*Do this*
Would you write out the listing verbatim and skip every picture in it?

*Data lines*
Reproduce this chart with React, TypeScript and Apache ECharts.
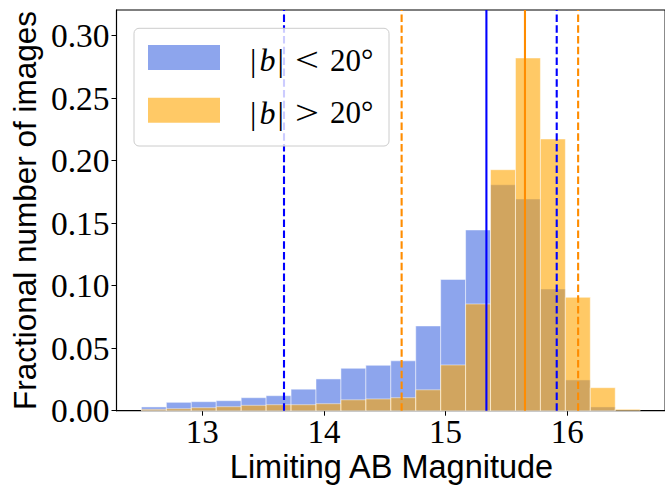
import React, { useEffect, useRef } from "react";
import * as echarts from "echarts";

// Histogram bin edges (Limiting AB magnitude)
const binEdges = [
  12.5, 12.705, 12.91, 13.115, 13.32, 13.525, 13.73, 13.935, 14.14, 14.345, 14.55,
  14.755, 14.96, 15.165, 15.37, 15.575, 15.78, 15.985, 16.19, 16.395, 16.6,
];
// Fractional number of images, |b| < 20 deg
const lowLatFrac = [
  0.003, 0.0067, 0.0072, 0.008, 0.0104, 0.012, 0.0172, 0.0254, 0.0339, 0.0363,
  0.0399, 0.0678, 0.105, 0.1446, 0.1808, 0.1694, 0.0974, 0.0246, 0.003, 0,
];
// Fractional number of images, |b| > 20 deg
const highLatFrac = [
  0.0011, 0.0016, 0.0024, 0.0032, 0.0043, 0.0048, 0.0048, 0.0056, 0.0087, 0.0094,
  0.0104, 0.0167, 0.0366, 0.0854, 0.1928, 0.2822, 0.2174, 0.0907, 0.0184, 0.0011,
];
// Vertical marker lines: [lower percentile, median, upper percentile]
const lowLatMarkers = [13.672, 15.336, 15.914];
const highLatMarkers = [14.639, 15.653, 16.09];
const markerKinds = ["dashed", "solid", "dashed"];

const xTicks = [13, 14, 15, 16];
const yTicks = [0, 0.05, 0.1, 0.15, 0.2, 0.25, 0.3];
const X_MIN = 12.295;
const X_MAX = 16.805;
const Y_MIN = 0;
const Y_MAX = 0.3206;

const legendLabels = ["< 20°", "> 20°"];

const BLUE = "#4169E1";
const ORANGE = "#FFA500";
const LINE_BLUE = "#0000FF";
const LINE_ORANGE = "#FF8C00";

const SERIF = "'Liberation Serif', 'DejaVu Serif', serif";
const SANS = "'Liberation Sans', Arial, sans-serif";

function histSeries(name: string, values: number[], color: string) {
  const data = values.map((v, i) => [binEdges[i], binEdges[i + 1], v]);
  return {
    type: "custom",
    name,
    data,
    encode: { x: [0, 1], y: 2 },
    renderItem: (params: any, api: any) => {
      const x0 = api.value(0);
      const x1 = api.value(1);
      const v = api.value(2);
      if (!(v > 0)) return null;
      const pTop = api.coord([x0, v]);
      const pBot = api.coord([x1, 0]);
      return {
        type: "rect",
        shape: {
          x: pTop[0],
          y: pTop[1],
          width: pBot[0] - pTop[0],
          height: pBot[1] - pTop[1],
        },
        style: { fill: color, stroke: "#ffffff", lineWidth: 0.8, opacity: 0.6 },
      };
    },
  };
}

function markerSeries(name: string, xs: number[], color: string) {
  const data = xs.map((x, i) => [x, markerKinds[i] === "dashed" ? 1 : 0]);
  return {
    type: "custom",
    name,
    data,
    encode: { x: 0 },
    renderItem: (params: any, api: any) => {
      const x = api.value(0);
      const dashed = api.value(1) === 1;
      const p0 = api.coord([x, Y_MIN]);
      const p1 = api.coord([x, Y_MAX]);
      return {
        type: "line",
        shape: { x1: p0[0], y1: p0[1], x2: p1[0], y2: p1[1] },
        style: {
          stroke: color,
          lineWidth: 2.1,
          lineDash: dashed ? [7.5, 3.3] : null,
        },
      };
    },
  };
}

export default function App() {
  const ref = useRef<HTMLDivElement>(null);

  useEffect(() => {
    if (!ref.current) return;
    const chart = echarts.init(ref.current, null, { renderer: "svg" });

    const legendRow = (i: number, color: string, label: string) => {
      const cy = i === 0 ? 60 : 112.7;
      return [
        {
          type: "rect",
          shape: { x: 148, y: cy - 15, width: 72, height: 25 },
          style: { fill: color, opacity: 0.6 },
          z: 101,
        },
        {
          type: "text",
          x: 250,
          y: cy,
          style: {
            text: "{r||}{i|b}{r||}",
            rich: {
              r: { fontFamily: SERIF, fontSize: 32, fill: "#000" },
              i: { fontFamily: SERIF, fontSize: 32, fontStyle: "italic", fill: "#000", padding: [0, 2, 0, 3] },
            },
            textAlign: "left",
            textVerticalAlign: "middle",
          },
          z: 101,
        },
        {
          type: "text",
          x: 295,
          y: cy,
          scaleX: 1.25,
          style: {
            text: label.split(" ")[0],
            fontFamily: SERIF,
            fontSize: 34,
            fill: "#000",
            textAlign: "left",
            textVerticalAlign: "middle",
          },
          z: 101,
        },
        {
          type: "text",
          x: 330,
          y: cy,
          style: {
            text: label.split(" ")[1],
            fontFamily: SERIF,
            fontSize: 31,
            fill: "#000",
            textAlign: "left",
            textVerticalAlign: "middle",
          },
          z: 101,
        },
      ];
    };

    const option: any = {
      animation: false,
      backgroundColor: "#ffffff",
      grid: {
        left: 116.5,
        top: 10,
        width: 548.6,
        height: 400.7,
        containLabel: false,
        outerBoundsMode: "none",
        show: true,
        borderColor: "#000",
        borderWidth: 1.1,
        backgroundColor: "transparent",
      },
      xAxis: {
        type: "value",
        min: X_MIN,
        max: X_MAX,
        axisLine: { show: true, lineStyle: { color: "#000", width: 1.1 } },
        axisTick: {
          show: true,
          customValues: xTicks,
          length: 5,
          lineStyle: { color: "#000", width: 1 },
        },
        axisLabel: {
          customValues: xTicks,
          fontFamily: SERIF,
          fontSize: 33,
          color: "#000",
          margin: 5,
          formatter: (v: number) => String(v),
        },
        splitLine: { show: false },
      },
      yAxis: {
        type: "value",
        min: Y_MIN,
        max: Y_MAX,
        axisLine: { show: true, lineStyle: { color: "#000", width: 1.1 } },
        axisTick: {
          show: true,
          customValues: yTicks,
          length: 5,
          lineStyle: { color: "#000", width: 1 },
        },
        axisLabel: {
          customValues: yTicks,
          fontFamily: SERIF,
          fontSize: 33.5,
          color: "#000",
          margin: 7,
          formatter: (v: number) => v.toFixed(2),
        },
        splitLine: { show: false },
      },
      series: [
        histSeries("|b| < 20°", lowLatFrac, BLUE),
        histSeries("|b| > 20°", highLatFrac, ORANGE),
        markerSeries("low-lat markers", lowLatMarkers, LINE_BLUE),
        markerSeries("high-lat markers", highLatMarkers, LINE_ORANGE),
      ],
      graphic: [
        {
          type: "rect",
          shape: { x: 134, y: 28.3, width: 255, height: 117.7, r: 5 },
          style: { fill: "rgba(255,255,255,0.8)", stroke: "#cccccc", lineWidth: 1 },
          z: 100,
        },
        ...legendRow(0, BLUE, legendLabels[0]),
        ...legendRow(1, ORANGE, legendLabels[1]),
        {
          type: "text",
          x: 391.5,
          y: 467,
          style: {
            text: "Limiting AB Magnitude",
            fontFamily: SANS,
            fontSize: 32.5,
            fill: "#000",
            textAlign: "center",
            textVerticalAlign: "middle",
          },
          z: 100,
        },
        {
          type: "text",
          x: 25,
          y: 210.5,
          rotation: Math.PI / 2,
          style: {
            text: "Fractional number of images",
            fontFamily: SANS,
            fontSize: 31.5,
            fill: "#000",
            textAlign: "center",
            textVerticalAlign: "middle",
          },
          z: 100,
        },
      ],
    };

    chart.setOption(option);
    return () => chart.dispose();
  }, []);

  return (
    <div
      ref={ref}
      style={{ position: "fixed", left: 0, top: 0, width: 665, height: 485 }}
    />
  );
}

*Complete response*
Reproduce this chart with React, TypeScript and Apache ECharts.
import React, { useEffect, useRef } from "react";
import * as echarts from "echarts";

// Histogram bin edges (Limiting AB magnitude)
const binEdges = [
  12.5, 12.705, 12.91, 13.115, 13.32, 13.525, 13.73, 13.935, 14.14, 14.345, 14.55,
  14.755, 14.96, 15.165, 15.37, 15.575, 15.78, 15.985, 16.19, 16.395, 16.6,
];
// Fractional number of images, |b| < 20 deg
const lowLatFrac = [
  0.003, 0.0067, 0.0072, 0.008, 0.0104, 0.012, 0.0172, 0.0254, 0.0339, 0.0363,
  0.0399, 0.0678, 0.105, 0.1446, 0.1808, 0.1694, 0.0974, 0.0246, 0.003, 0,
];
// Fractional number of images, |b| > 20 deg
const highLatFrac = [
  0.0011, 0.0016, 0.0024, 0.0032, 0.0043, 0.0048, 0.0048, 0.0056, 0.0087, 0.0094,
  0.0104, 0.0167, 0.0366, 0.0854, 0.1928, 0.2822, 0.2174, 0.0907, 0.0184, 0.0011,
];
// Vertical marker lines: [lower percentile, median, upper percentile]
const lowLatMarkers = [13.672, 15.336, 15.914];
const highLatMarkers = [14.639, 15.653, 16.09];
const markerKinds = ["dashed", "solid", "dashed"];

const xTicks = [13, 14, 15, 16];
const yTicks = [0, 0.05, 0.1, 0.15, 0.2, 0.25, 0.3];
const X_MIN = 12.295;
const X_MAX = 16.805;
const Y_MIN = 0;
const Y_MAX = 0.3206;

const legendLabels = ["< 20°", "> 20°"];

const BLUE = "#4169E1";
const ORANGE = "#FFA500";
const LINE_BLUE = "#0000FF";
const LINE_ORANGE = "#FF8C00";

const SERIF = "'Liberation Serif', 'DejaVu Serif', serif";
const SANS = "'Liberation Sans', Arial, sans-serif";

function histSeries(name: string, values: number[], color: string) {
  const data = values.map((v, i) => [binEdges[i], binEdges[i + 1], v]);
  return {
    type: "custom",
    name,
    data,
    encode: { x: [0, 1], y: 2 },
    renderItem: (params: any, api: any) => {
      const x0 = api.value(0);
      const x1 = api.value(1);
      const v = api.value(2);
      if (!(v > 0)) return null;
      const pTop = api.coord([x0, v]);
      const pBot = api.coord([x1, 0]);
      return {
        type: "rect",
        shape: {
          x: pTop[0],
          y: pTop[1],
          width: pBot[0] - pTop[0],
          height: pBot[1] - pTop[1],
        },
        style: { fill: color, stroke: "#ffffff", lineWidth: 0.8, opacity: 0.6 },
      };
    },
  };
}

function markerSeries(name: string, xs: number[], color: string) {
  const data = xs.map((x, i) => [x, markerKinds[i] === "dashed" ? 1 : 0]);
  return {
    type: "custom",
    name,
    data,
    encode: { x: 0 },
    renderItem: (params: any, api: any) => {
      const x = api.value(0);
      const dashed = api.value(1) === 1;
      const p0 = api.coord([x, Y_MIN]);
      const p1 = api.coord([x, Y_MAX]);
      return {
        type: "line",
        shape: { x1: p0[0], y1: p0[1], x2: p1[0], y2: p1[1] },
        style: {
          stroke: color,
          lineWidth: 2.1,
          lineDash: dashed ? [7.5, 3.3] : null,
        },
      };
    },
  };
}

export default function App() {
  const ref = useRef<HTMLDivElement>(null);

  useEffect(() => {
    if (!ref.current) return;
    const chart = echarts.init(ref.current, null, { renderer: "svg" });

    const legendRow = (i: number, color: string, label: string) => {
      const cy = i === 0 ? 60 : 112.7;
      return [
        {
          type: "rect",
          shape: { x: 148, y: cy - 15, width: 72, height: 25 },
          style: { fill: color, opacity: 0.6 },
          z: 101,
        },
        {
          type: "text",
          x: 250,
          y: cy,
          style: {
            text: "{r||}{i|b}{r||}",
            rich: {
              r: { fontFamily: SERIF, fontSize: 32, fill: "#000" },
              i: { fontFamily: SERIF, fontSize: 32, fontStyle: "italic", fill: "#000", padding: [0, 2, 0, 3] },
            },
            textAlign: "left",
            textVerticalAlign: "middle",
          },
          z: 101,
        },
        {
          type: "text",
          x: 295,
          y: cy,
          scaleX: 1.25,
          style: {
            text: label.split(" ")[0],
            fontFamily: SERIF,
            fontSize: 34,
            fill: "#000",
            textAlign: "left",
            textVerticalAlign: "middle",
          },
          z: 101,
        },
        {
          type: "text",
          x: 330,
          y: cy,
          style: {
            text: label.split(" ")[1],
            fontFamily: SERIF,
            fontSize: 31,
            fill: "#000",
            textAlign: "left",
            textVerticalAlign: "middle",
          },
          z: 101,
        },
      ];
    };

    const option: any = {
      animation: false,
      backgroundColor: "#ffffff",
      grid: {
        left: 116.5,
        top: 10,
        width: 548.6,
        height: 400.7,
        containLabel: false,
        outerBoundsMode: "none",
        show: true,
        borderColor: "#000",
        borderWidth: 1.1,
        backgroundColor: "transparent",
      },
      xAxis: {
        type: "value",
        min: X_MIN,
        max: X_MAX,
        axisLine: { show: true, lineStyle: { color: "#000", width: 1.1 } },
        axisTick: {
          show: true,
          customValues: xTicks,
          length: 5,
          lineStyle: { color: "#000", width: 1 },
        },
        axisLabel: {
          customValues: xTicks,
          fontFamily: SERIF,
          fontSize: 33,
          color: "#000",
          margin: 5,
          formatter: (v: number) => String(v),
        },
        splitLine: { show: false },
      },
      yAxis: {
        type: "value",
        min: Y_MIN,
        max: Y_MAX,
        axisLine: { show: true, lineStyle: { color: "#000", width: 1.1 } },
        axisTick: {
          show: true,
          customValues: yTicks,
          length: 5,
          lineStyle: { color: "#000", width: 1 },
        },
        axisLabel: {
          customValues: yTicks,
          fontFamily: SERIF,
          fontSize: 33.5,
          color: "#000",
          margin: 7,
          formatter: (v: number) => v.toFixed(2),
        },
        splitLine: { show: false },
      },
      series: [
        histSeries("|b| < 20°", lowLatFrac, BLUE),
        histSeries("|b| > 20°", highLatFrac, ORANGE),
        markerSeries("low-lat markers", lowLatMarkers, LINE_BLUE),
        markerSeries("high-lat markers", highLatMarkers, LINE_ORANGE),
      ],
      graphic: [
        {
          type: "rect",
          shape: { x: 134, y: 28.3, width: 255, height: 117.7, r: 5 },
          style: { fill: "rgba(255,255,255,0.8)", stroke: "#cccccc", lineWidth: 1 },
          z: 100,
        },
        ...legendRow(0, BLUE, legendLabels[0]),
        ...legendRow(1, ORANGE, legendLabels[1]),
        {
          type: "text",
          x: 391.5,
          y: 467,
          style: {
            text: "Limiting AB Magnitude",
            fontFamily: SANS,
            fontSize: 32.5,
            fill: "#000",
            textAlign: "center",
            textVerticalAlign: "middle",
          },
          z: 100,
        },
        {
          type: "text",
          x: 25,
          y: 210.5,
          rotation: Math.PI / 2,
          style: {
            text: "Fractional number of images",
            fontFamily: SANS,
            fontSize: 31.5,
            fill: "#000",
            textAlign: "center",
            textVerticalAlign: "middle",
          },
          z: 100,
        },
      ],
    };

    chart.setOption(option);
    return () => chart.dispose();
  }, []);

  return (
    <div
      ref={ref}
      style={{ position: "fixed", left: 0, top: 0, width: 665, height: 485 }}
    />
  );
}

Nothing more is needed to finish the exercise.